The picture is also slightly titillating, thanks to some gratuitous nudity showing Stefan, Valerie and Ilona in various stages of undress. Valerie is played by Danielle Ouimet (of ‘Valérie‘ and ‘L’initiation‘ fame) and she’s a spectacularly beautiful woman – so that’s something to look forward to here.
She’s even more attractive when she’s not disrobed: the outfits that were chosen for her, especially the long white dress coat she initially wore and the white, laced dress that the Countess gives her look stunning on her. I’m frankly surprised that Ouimet didn’t make more of splash in cinema.
In any event, no amount of female beauty can save ‘Daughters of Darkness’: it completely derails by the end.
After Ilona seduces Stefan, he decides to take a shower and tries to coax her in with him. She refuses, so he tries to force her in and she ABSOLUTELY FREAKS OUT, trashes the bathroom and falls on a straight razor.
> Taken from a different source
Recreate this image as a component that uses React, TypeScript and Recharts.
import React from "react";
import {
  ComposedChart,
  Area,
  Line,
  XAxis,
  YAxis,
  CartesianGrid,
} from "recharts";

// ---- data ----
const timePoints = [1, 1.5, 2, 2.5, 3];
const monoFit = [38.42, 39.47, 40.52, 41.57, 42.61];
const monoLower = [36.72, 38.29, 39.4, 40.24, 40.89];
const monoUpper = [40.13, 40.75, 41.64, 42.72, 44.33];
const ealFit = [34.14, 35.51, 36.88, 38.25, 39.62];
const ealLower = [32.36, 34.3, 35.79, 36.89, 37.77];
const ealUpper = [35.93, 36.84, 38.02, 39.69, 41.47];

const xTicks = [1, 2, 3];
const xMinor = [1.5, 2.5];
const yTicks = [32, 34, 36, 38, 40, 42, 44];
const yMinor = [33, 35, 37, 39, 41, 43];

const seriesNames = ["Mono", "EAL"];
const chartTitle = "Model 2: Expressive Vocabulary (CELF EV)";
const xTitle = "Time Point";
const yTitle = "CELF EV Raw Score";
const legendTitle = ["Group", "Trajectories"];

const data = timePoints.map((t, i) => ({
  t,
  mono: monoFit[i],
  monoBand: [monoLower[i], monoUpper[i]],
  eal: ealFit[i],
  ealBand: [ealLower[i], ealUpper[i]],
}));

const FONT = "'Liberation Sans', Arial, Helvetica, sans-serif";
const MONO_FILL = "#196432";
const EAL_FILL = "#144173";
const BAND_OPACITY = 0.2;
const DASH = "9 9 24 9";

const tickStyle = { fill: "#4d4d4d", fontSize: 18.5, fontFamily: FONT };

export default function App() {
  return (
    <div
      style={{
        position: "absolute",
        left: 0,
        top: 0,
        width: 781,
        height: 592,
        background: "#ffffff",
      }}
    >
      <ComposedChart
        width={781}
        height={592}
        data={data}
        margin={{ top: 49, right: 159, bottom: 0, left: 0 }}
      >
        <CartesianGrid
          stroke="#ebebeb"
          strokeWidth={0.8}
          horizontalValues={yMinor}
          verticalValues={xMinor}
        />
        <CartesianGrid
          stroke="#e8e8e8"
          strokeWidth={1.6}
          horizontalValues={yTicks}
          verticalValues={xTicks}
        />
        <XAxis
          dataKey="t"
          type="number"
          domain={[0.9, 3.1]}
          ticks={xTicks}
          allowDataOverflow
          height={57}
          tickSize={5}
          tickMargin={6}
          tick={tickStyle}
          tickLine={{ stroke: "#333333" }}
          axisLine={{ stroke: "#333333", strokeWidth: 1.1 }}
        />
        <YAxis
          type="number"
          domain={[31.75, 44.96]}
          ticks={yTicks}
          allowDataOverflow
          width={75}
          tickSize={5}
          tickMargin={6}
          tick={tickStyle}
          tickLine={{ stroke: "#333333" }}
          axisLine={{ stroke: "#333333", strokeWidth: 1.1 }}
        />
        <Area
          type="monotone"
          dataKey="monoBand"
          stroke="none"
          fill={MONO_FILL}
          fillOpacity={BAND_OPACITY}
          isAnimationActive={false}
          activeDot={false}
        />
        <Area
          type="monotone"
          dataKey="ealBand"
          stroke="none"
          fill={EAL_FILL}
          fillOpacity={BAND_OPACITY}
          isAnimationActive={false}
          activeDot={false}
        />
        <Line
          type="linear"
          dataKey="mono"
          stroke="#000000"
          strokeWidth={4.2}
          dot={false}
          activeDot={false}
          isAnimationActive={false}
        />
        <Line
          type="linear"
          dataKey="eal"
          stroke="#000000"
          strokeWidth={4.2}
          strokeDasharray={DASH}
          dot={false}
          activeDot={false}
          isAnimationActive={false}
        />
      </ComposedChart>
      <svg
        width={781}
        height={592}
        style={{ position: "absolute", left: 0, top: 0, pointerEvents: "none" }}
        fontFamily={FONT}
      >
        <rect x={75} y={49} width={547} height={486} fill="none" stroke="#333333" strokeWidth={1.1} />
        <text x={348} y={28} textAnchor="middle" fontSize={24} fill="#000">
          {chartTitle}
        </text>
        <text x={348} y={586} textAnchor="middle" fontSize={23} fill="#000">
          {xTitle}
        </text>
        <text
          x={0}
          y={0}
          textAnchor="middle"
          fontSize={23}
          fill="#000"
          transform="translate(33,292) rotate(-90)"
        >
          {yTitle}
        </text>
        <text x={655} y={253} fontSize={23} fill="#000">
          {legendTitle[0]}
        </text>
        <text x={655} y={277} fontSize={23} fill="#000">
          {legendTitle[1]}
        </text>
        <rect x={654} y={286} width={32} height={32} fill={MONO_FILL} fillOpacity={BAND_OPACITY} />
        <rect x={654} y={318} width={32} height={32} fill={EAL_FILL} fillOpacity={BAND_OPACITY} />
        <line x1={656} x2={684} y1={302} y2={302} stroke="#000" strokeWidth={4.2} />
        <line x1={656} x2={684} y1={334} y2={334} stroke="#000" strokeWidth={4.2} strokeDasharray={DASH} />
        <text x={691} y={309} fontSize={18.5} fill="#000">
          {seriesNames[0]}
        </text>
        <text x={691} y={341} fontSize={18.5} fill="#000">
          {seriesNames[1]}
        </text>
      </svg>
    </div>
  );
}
And he falls right on her. So when Valerie finds him, he looks quite guilty.
When they get back from burying her on the beach, Stefan attacks Valerie, who wouldn’t kiss him. So the Countess tries to smother him with… a glass dish cover. Seriously. It breaks in two and he accidentally slashes both his wrists with the halves. No, really! So, naturally the ladies drink his blood.
But it gets better!
They dump the body off the hotel’s concourse and drive of into the night. But it’s so late at night that dawn is about to break. So the Countess gets Valerie to drive at dangerous speeds so that they can arrive before the sun rises. Naturally, they have an accident and the Countess is impaled.
And burns to a crisp in the morning sun.
I’m not kidding!
Though ‘Daughters of Darkness’ is mostly sluggish and unexciting, its finale is a complete joke, ruining what could have been an okay art house horror film – kind of like a good Jess Franco offering. Alas, it just completely falls apart and never recovers, entering so-bad-it’s-good terrain.
Well, perhaps that’s why it’s sustained a cult status.